ちなみに院政と治天の君を歴史学者が語る際に頻繁に登場するこの「王家」という概念であるが、元は黒田俊雄が権門体制論を発表する時に武家と寺家を統べる公家の代表者として用いている(黒田俊雄『現実のなかの歴史学』)。黒田は「皇室」「天皇家」は近代国家での呼称であり当時の呼称は王家であったとしたが、史料では皇家の使用頻度が王家の使用頻度に劣らず、あくまで多くの研究者が用いているに過ぎない用語と考えるべきという見方もある(岡野友彦『院政とは何だったか: 「権門体制論」を見直す』)。
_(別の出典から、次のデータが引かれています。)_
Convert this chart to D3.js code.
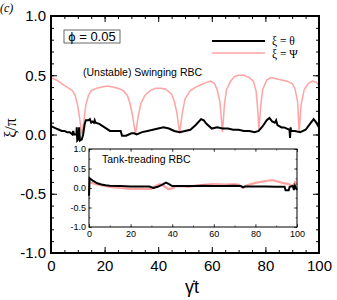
<!DOCTYPE html>
<html>
<head>
<meta charset="utf-8">
<script src="https://cdn.jsdelivr.net/npm/d3@7"></script>
<style>
  body { margin: 0; background: #fff; }
  svg text { font-family: "Liberation Sans", Arial, sans-serif; fill: #000; }
  .domain { display: none; }
  .tick line { stroke: #000; }
</style>
</head>
<body>
<div id="chart"></div>
<script>
var svgWidth = 337;
var svgHeight = 300;

// main panel: xi = theta (black), xi = Psi (pink)
var thetaT = [0, 1, 2, 3, 4, 5, 6, 7, 8, 8.3, 8.6, 9.5, 9.6, 9.8, 10.2, 10.5, 10.8, 11.5, 12, 12.5, 13, 14, 14.5, 15, 15.5, 16, 16.3, 16.6, 18, 20, 22, 24, 26, 26.5, 28, 29, 30, 31, 32, 34, 36, 38, 40, 42, 44, 46, 48, 50, 52, 54, 56, 57, 58, 60, 62, 64, 66, 68, 70, 72, 74, 76, 77.5, 79, 80.5, 81.5, 82.5, 83.5, 84, 84.5, 86, 87, 88, 89, 89.2, 89.4, 89.6, 91, 93, 95, 97, 98, 99, 100];
var thetaV = [0.07, 0.06, 0.05, 0.04, 0.03, 0.03, 0.02, 0.02, 0.0, 0.03, 0.0, 0.0, 0.06, -0.05, -0.04, 0.06, -0.05, -0.04, 0.0, 0.08, 0.12, 0.12, 0.13, 0.1, 0.11, 0.1, 0.12, 0.1, 0.09, 0.06, 0.03, 0.03, 0.03, -0.01, -0.01, 0.0, 0.01, 0.01, 0.0, 0.02, 0.03, 0.04, 0.05, 0.06, 0.05, 0.03, 0.02, 0.03, 0.04, 0.08, 0.13, 0.12, 0.09, 0.05, 0.06, 0.05, 0.05, 0.04, 0.04, 0.03, 0.03, 0.02, 0.03, 0.07, 0.12, 0.14, 0.11, 0.1, 0.12, 0.08, 0.06, 0.06, 0.05, 0.04, -0.03, 0.06, 0.03, 0.03, 0.02, 0.04, 0.1, 0.13, 0.1, 0.06];

var psiT = [0, 2, 4, 6, 8, 9, 10, 10.8, 11.5, 12.3, 13, 14, 15, 17, 19, 21, 23, 25, 27, 28.5, 29.5, 30.5, 31.5, 32.5, 33.5, 35, 37, 39, 41, 43, 45, 46, 47, 48, 49, 50, 52, 54, 56, 58, 59.5, 61, 62, 63, 64, 64.7, 65.5, 67, 68.5, 70, 72, 74, 75.5, 76.5, 77, 77.6, 78.3, 79, 80.5, 82, 84, 86, 88, 90, 91, 92, 92.6, 93.3, 94.5, 96, 97.5, 99, 100];
var psiV = [0.48, 0.46, 0.43, 0.4, 0.37, 0.33, 0.24, 0.12, 0.0, 0.12, 0.25, 0.33, 0.37, 0.39, 0.4, 0.41, 0.4, 0.39, 0.37, 0.33, 0.26, 0.15, 0.0, 0.15, 0.26, 0.33, 0.37, 0.39, 0.39, 0.38, 0.34, 0.28, 0.18, 0.01, 0.18, 0.3, 0.37, 0.4, 0.42, 0.44, 0.45, 0.43, 0.38, 0.28, 0.02, 0.25, 0.38, 0.45, 0.49, 0.5, 0.5, 0.48, 0.45, 0.37, 0.25, 0.04, 0.25, 0.38, 0.46, 0.48, 0.47, 0.46, 0.45, 0.43, 0.39, 0.28, 0.02, 0.25, 0.38, 0.43, 0.45, 0.44, 0.41];

// inset: tank-treading
var inThetaT = [0, 0.3, 2, 4, 6, 8, 10, 15, 20, 25, 29, 31, 33, 35, 37, 38.5, 40, 45, 50, 55, 60, 65, 70, 73, 74, 75, 80, 85, 90, 94, 94.5, 96, 96.5, 98, 98.5, 99, 100];
var inThetaV = [-0.2, 0.25, 0.18, 0.12, 0.09, 0.07, 0.06, 0.05, 0.04, 0.04, 0.04, 0.0, 0.03, 0.08, 0.14, 0.1, 0.05, 0.05, 0.05, 0.06, 0.05, 0.05, 0.06, 0.05, 0.02, 0.04, 0.04, 0.04, 0.03, 0.03, -0.06, -0.06, 0.03, 0.05, -0.05, 0.06, -0.05];
var inPsiT = [0, 2, 5, 10, 15, 20, 25, 30, 32, 34, 36, 38, 40, 42, 45, 48, 50, 55, 60, 65, 70, 72, 74, 76, 80, 85, 88, 90, 93, 96, 98, 99, 100];
var inPsiV = [0.15, 0.12, 0.08, 0.03, 0.0, -0.02, -0.02, -0.02, 0.05, 0.1, 0.05, -0.03, -0.01, 0.05, 0.05, 0.03, 0.05, 0.08, 0.1, 0.09, 0.1, 0.08, 0.0, 0.07, 0.13, 0.18, 0.2, 0.18, 0.13, 0.1, 0.05, 0.15, 0.08];

var xMajor = [0, 20, 40, 60, 80, 100];
var yMajor = [-1.0, -0.5, 0.0, 0.5, 1.0];

var svg = d3.select("#chart")
    .append("svg")
    .attr("width", svgWidth)
    .attr("height", svgHeight);

var pink = "#ffa3a3";

function zip(ts, vs) {
    return ts.map(function(t, i) { return [t, vs[i]]; });
}

// plain hyphen for negatives, like the original plot
var fmtY = function(d) { return d3.format(".1f")(d).replace("\u2212", "-"); };

// draws a framed panel with inward ticks on all four sides
function drawFrame(x, y, opt) {
    var g = svg.append("g");
    var xMinor = d3.range(0, 100.01, opt.xMinorStep);
    var yMinor = d3.range(-1, 1.001, opt.yMinorStep).map(function(v) { return Math.round(v * 100) / 100; });
    var x0 = x.range()[0], x1 = x.range()[1];
    var y0 = y.range()[0], y1 = y.range()[1];

    g.append("g").attr("transform", "translate(0," + y0 + ")")
        .call(d3.axisBottom(x).tickValues(xMinor).tickSize(-opt.minor).tickFormat(""));
    g.append("g").attr("transform", "translate(0," + y1 + ")")
        .call(d3.axisTop(x).tickValues(xMinor).tickSize(-opt.minor).tickFormat(""));
    g.append("g").attr("transform", "translate(" + x0 + ",0)")
        .call(d3.axisLeft(y).tickValues(yMinor).tickSize(-opt.minor).tickFormat(""));
    g.append("g").attr("transform", "translate(" + x1 + ",0)")
        .call(d3.axisRight(y).tickValues(yMinor).tickSize(-opt.minor).tickFormat(""));

    var bx = g.append("g").attr("transform", "translate(0," + y0 + ")")
        .call(d3.axisBottom(x).tickValues(xMajor).tickSize(-opt.major).tickPadding(opt.padX).tickFormat(d3.format("d")));
    bx.selectAll("text").style("font-size", opt.font + "px");
    g.append("g").attr("transform", "translate(0," + y1 + ")")
        .call(d3.axisTop(x).tickValues(xMajor).tickSize(-opt.major).tickFormat(""));
    var ly = g.append("g").attr("transform", "translate(" + x0 + ",0)")
        .call(d3.axisLeft(y).tickValues(yMajor).tickSize(-opt.major).tickPadding(opt.padY).tickFormat(fmtY));
    ly.selectAll("text").style("font-size", opt.font + "px");
    g.append("g").attr("transform", "translate(" + x1 + ",0)")
        .call(d3.axisRight(y).tickValues(yMajor).tickSize(-opt.major).tickFormat(""));

    g.selectAll(".tick line").attr("stroke-width", opt.tickWidth);

    g.append("rect")
        .attr("x", x0).attr("y", y1)
        .attr("width", x1 - x0).attr("height", y0 - y1)
        .attr("fill", "none")
        .attr("stroke", "#000")
        .attr("stroke-width", opt.frame);
    return g;
}

// main panel
var xScale = d3.scaleLinear().domain([0, 100]).range([51, 319]);
var yScale = d3.scaleLinear().domain([-1, 1]).range([253, 16]);

var line = d3.line()
    .x(function(d) { return xScale(d[0]); })
    .y(function(d) { return yScale(d[1]); });

svg.append("path")
    .datum(zip(psiT, psiV))
    .attr("d", line)
    .attr("fill", "none")
    .attr("stroke", pink)
    .attr("stroke-width", 1.5);

svg.append("path")
    .datum(zip(thetaT, thetaV))
    .attr("d", line)
    .attr("fill", "none")
    .attr("stroke", "#000")
    .attr("stroke-width", 2);

drawFrame(xScale, yScale, {xMinorStep: 5, yMinorStep: 0.1, major: 6, minor: 3, padX: 7, padY: 5, font: 15, tickWidth: 1, frame: 2});

// inset panel
var xIn = d3.scaleLinear().domain([0, 100]).range([89, 297]);
var yIn = d3.scaleLinear().domain([-1, 1]).range([227, 149]);

svg.append("rect")
    .attr("x", 89).attr("y", 149)
    .attr("width", 208).attr("height", 78)
    .attr("fill", "#fff");

var lineIn = d3.line()
    .x(function(d) { return xIn(d[0]); })
    .y(function(d) { return yIn(d[1]); });

svg.append("path")
    .datum(zip(inPsiT, inPsiV))
    .attr("d", lineIn)
    .attr("fill", "none")
    .attr("stroke", pink)
    .attr("stroke-width", 2.2);

svg.append("path")
    .datum(zip(inThetaT, inThetaV))
    .attr("d", lineIn)
    .attr("fill", "none")
    .attr("stroke", "#000")
    .attr("stroke-width", 2);

var inset = drawFrame(xIn, yIn, {xMinorStep: 10, yMinorStep: 0.25, major: 3, minor: 1.5, padX: 4, padY: 3, font: 9, tickWidth: 0.6, frame: 1});
inset.selectAll(".tick line").attr("stroke", "#555");

svg.append("text")
    .attr("x", 102).attr("y", 163)
    .style("font-size", "10.5px")
    .text("Tank-treading RBC");

// annotations
svg.append("text")
    .attr("x", 83).attr("y", 76)
    .style("font-size", "10.5px")
    .text("(Unstable) Swinging RBC");

svg.append("rect")
    .attr("x", 64).attr("y", 30)
    .attr("width", 56).attr("height", 13)
    .attr("fill", "#fff")
    .attr("stroke", "#444")
    .attr("stroke-width", 0.8);
svg.append("text")
    .attr("x", 92).attr("y", 41)
    .attr("text-anchor", "middle")
    .style("font-size", "13px")
    .text("\u03d5 = 0.05");

// legend
var legend = svg.append("g");
legend.append("line")
    .attr("x1", 212).attr("x2", 265).attr("y1", 41).attr("y2", 41)
    .attr("stroke", "#000").attr("stroke-width", 2);
legend.append("line")
    .attr("x1", 212).attr("x2", 265).attr("y1", 53).attr("y2", 53)
    .attr("stroke", pink).attr("stroke-width", 1.5);
legend.append("text")
    .attr("x", 272).attr("y", 44.5)
    .style("font-family", "Liberation Serif, serif")
    .style("font-size", "11.5px")
    .text("\u03be = \u03b8");
legend.append("text")
    .attr("x", 272).attr("y", 58)
    .style("font-family", "Liberation Serif, serif")
    .style("font-size", "11.5px")
    .text("\u03be = \u03a8");

// axis titles and panel tag
svg.append("text")
    .attr("transform", "translate(16,128) rotate(-90)")
    .attr("text-anchor", "middle")
    .style("font-family", "Liberation Serif, serif")
    .style("font-size", "16px")
    .text("\u03be/\u03c0");

svg.append("text")
    .attr("x", 192).attr("y", 293)
    .attr("text-anchor", "middle")
    .style("font-size", "18px")
    .text("\u03b3\u0307t");

svg.append("text")
    .attr("x", 0).attr("y", 12)
    .style("font-family", "Liberation Serif, serif")
    .style("font-style", "italic")
    .style("font-size", "12px")
    .text("(c)");
</script>
</body>
</html>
治天の君が天皇を動かして政治を行った仕組みとしては、院近臣に注目する見方もある(福島正樹、前掲書)。院近臣には先述の藤原忠実の摂政就任について白河法皇に助言した源俊明のような代々公卿となっている上級貴族もいる。しかし、せいぜい四位・五位程度の受領あるいは実務官僚の抜擢も多かった。福島によれば、受領の出身には白河法皇の乳母子・藤原顕季、鳥羽上皇第一の側近と呼ばれた藤原家成や平治の乱の首謀者・藤原信頼等が挙げられ、受領として稼いだ資金によって院に所領や寺の造営等の寄進を行ったという。実務官僚の代表は『今鏡』にて「夜の関白」と呼ばれた藤原顕隆らである。顕隆は昼間行われた関白らの奏上を夜間に院御所に参内して取り下げさせていたという。このような院に仕えた実務官僚たちが太政官の公文書発行を司る弁官と天皇の秘書たる蔵人、さらには摂関家の家司も兼ね、治天の君の意向によって政治を動かしたという(福島正樹、前掲書)。